The plant currently produces 75,000 Transit vans a year but this will be steadily reduced to 35,000 a year.
The move follows the termination of 124 short-term contracts at the plant last month.
British labour union Unite has met with senior executives from Ford Europe today to discuss future investments into Ford’s Southampton plant, where the Ford Transit van is made.
Unite says that Ford has proposed implementing a ‘chassis cab’ operation at the site. Unite has made clear its opposition to these proposals, as the union believes these plans would lead to the closure of Southampton in the long-term, as well as having major implications for other UK plants.
In recent years Ford has invested more in its Turkish LCV operations where the Transit Connect and Transit vans are both made.
In a statement released this afternoon, Brian Bennet, the corporate affairs manager of Ford UK, said: “Ford’s Southampton plant operates within a competitive European commercial vehicle market. As usual at this stage in a vehicle’s lifecycle, Ford has been discussing with employee representatives and union officials plans for future model investment at the plant.”
Unite national officer, Dave Osborne, said in a statmement:
“Unless Southampton and the future of other Ford UK plants are secured, there will be no recommendation for settlement in the forthcoming pay negotiations. Securing investment and the future of our members’ jobs is of paramount importance for Unite. Failure to agree such security will create a major stumbling block.

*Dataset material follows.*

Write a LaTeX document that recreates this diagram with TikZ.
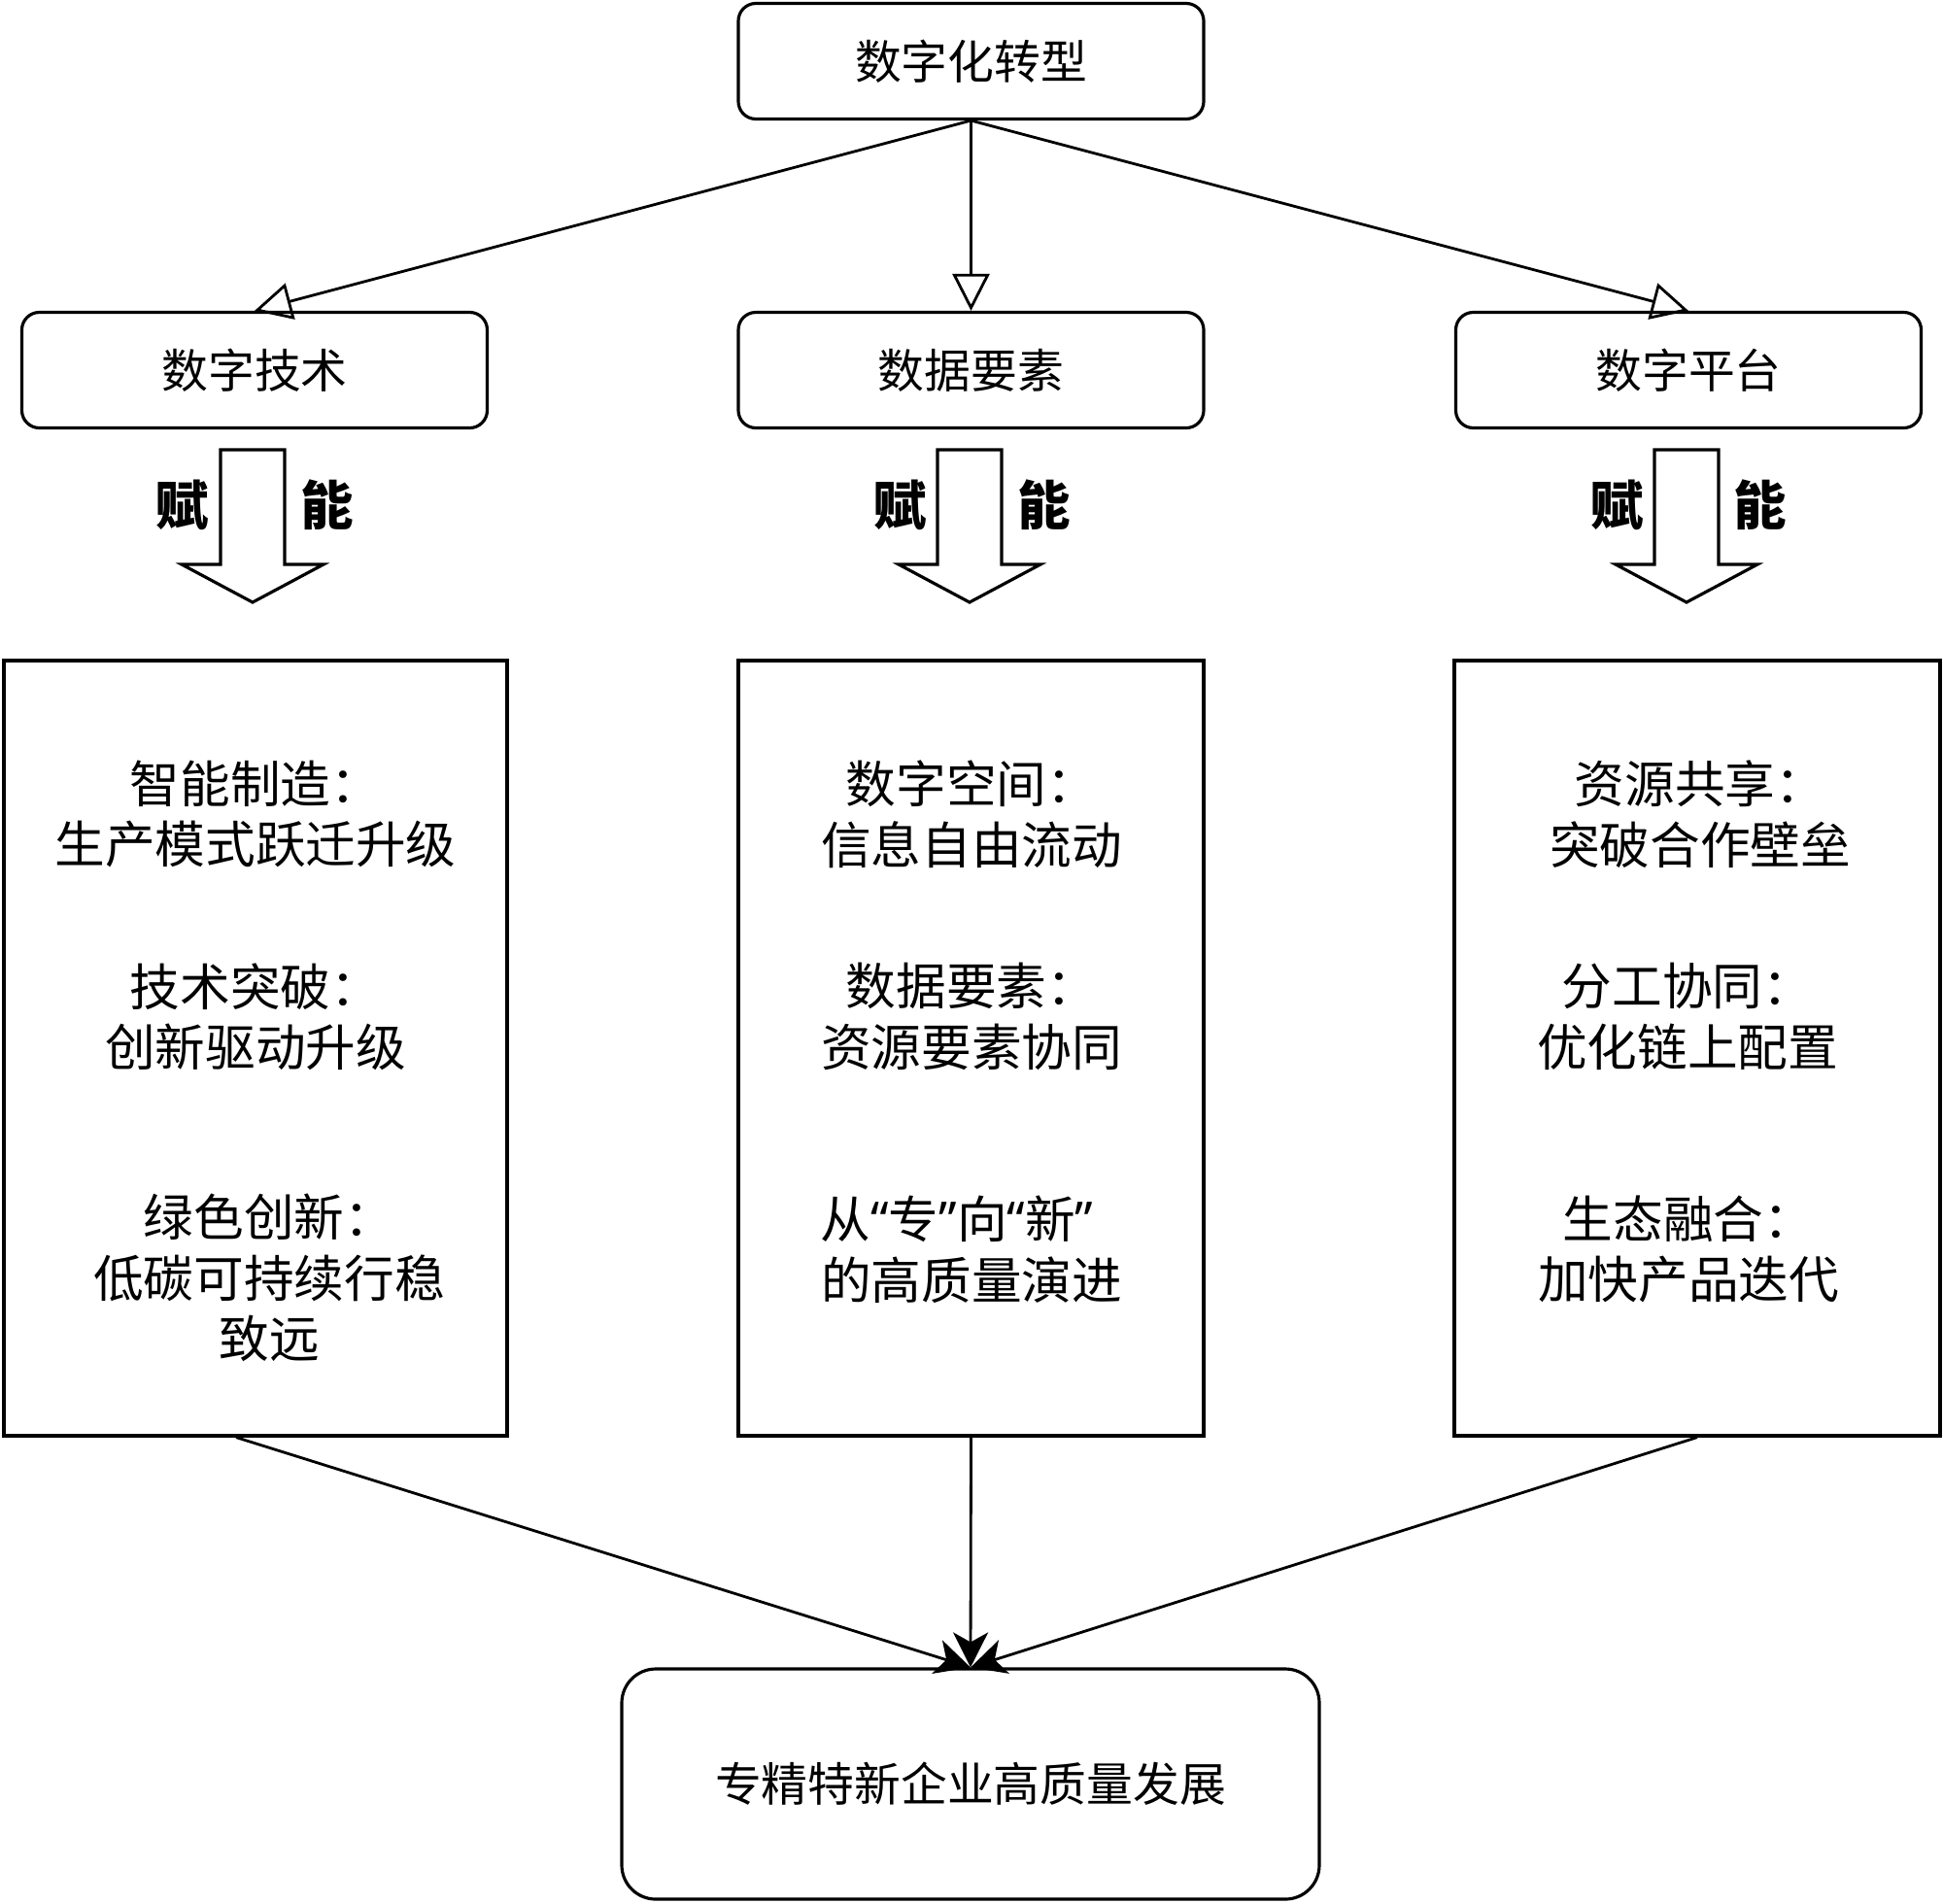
\documentclass[tikz,border=0pt]{standalone}
\usepackage{fontspec}
\setmainfont{Noto Sans CJK SC}
\newfontfamily\quotefont{Noto Sans}
\newcommand{\qopen}{{\quotefont “}}
\newcommand{\qclose}{{\quotefont ”}}
\usetikzlibrary{positioning,arrows.meta}
\tikzset{
  headbox/.style={draw,rounded corners=1.8mm,line width=0.9pt,inner sep=0pt,align=center,
    minimum width=4.79cm,minimum height=1.19cm,font=\fontsize{13.6pt}{16pt}\selectfont},
  listbox/.style={draw,line width=0.9pt,inner sep=0pt,minimum height=7.98cm},
  itemtxt/.style={align=center,inner sep=0pt,font=\fontsize{14.7pt}{17.8pt}\selectfont},
  goalbox/.style={draw,rounded corners=3.5mm,line width=0.9pt,inner sep=0pt,
    minimum width=7.18cm,minimum height=2.37cm,font=\fontsize{13.6pt}{16pt}\selectfont},
  fu/.style={inner sep=0pt,font=\fontsize{15.5pt}{18pt}\selectfont\bfseries},
  fuarrow/.pic={\draw[line width=0.9pt,fill=white] (-0.33,0) -- (-0.33,-1.18) -- (-0.73,-1.18)
    -- (0,-1.57) -- (0.73,-1.18) -- (0.33,-1.18) -- (0.33,0) -- cycle;},
}

\begin{document}
\begin{tikzpicture}[>=Stealth,line width=0.8pt]
  \useasboundingbox (0,0) rectangle (20,-19.59);
  \node[headbox] (dt) at (9.995,-0.63) {数字化转型};
  \node[headbox] (tech) at (2.62,-3.81) {数字技术};
  \node[headbox] (data) at (9.995,-3.81) {数据要素};
  \node[headbox] (plat) at (17.38,-3.81) {数字平台};
  % enabling arrows
  \pic at (2.60,-4.63) {fuarrow};
  \pic at (9.98,-4.63) {fuarrow};
  \pic at (17.36,-4.63) {fuarrow};
  \node[fu] (fu1) at (1.88,-5.20) {赋};  \node[fu] (neng1) at (3.37,-5.20) {能};
  \node[fu] (fu2) at (9.27,-5.20) {赋};  \node[fu] (neng2) at (10.75,-5.20) {能};
  \node[fu] (fu3) at (16.65,-5.20) {赋}; \node[fu] (neng3) at (18.12,-5.20) {能};
  % three columns
  \node[listbox,minimum width=5.18cm] (col1) at (2.63,-10.79) {};
  \node[listbox,minimum width=4.79cm] (col2) at (9.995,-10.79) {};
  \node[listbox,minimum width=5.00cm] (col3) at (17.47,-10.79) {};
  \node[itemtxt] (tech1) at (2.63,-8.38) {智能制造：\\生产模式跃迁升级};
  \node[itemtxt] (tech2) at (2.63,-10.465) {技术突破：\\创新驱动升级};
  \node[itemtxt] (tech3) at (2.77,-13.155) {绿色创新：\\低碳可持续行稳\\致远};
  \node[itemtxt] (data1) at (10.00,-8.38) {数字空间：\\信息自由流动};
  \node[itemtxt] (data2) at (10.00,-10.465) {数据要素：\\资源要素协同};
  \node[itemtxt] (data3) at (10.00,-12.86) {从\qopen 专\qclose 向\qopen 新\qclose\kern0.3cm\\的高质量演进};
  \node[itemtxt] (plat1) at (17.50,-8.38) {资源共享：\\突破合作壁垒};
  \node[itemtxt] (plat2) at (17.37,-10.465) {分工协同：\\优化链上配置};
  \node[itemtxt] (plat3) at (17.38,-12.86) {生态融合：\\加快产品迭代};
  \node[goalbox] (goal) at (9.99,-18.365) {专精特新企业高质量发展};
  \draw[-{Triangle[open,length=3.8mm,width=3.8mm]}] (dt.south) -- (tech.north);
  \draw[-{Triangle[open,length=3.8mm,width=3.8mm]}] (dt.south) -- (data.north);
  \draw[-{Triangle[open,length=3.8mm,width=3.8mm]}] (dt.south) -- (plat.north);
  \draw[-{Stealth[length=3.6mm,width=3.6mm,inset=1mm]}] ([xshift=-2mm]col1.south) -- (goal.north);
  \draw[-{Stealth[length=3.6mm,width=3.6mm,inset=1mm]}] (col2.south) -- (goal.north);
  \draw[-{Stealth[length=3.6mm,width=3.6mm,inset=1mm]}] (col3.south) -- (goal.north);
\end{tikzpicture}
\end{document}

“Ford’s proposals are a direct contradiction to the guarantees they have made to the UK and to the practice of locating where they sell. Southampton needs approximately $200m for its future to be secure. Yet the equivalent of well over half of this money has been given to seven of Ford’s top executives in the last two years. It is unacceptable that the future of hundreds of Ford workers in the UK is put at risk because of excessive corporate greed.”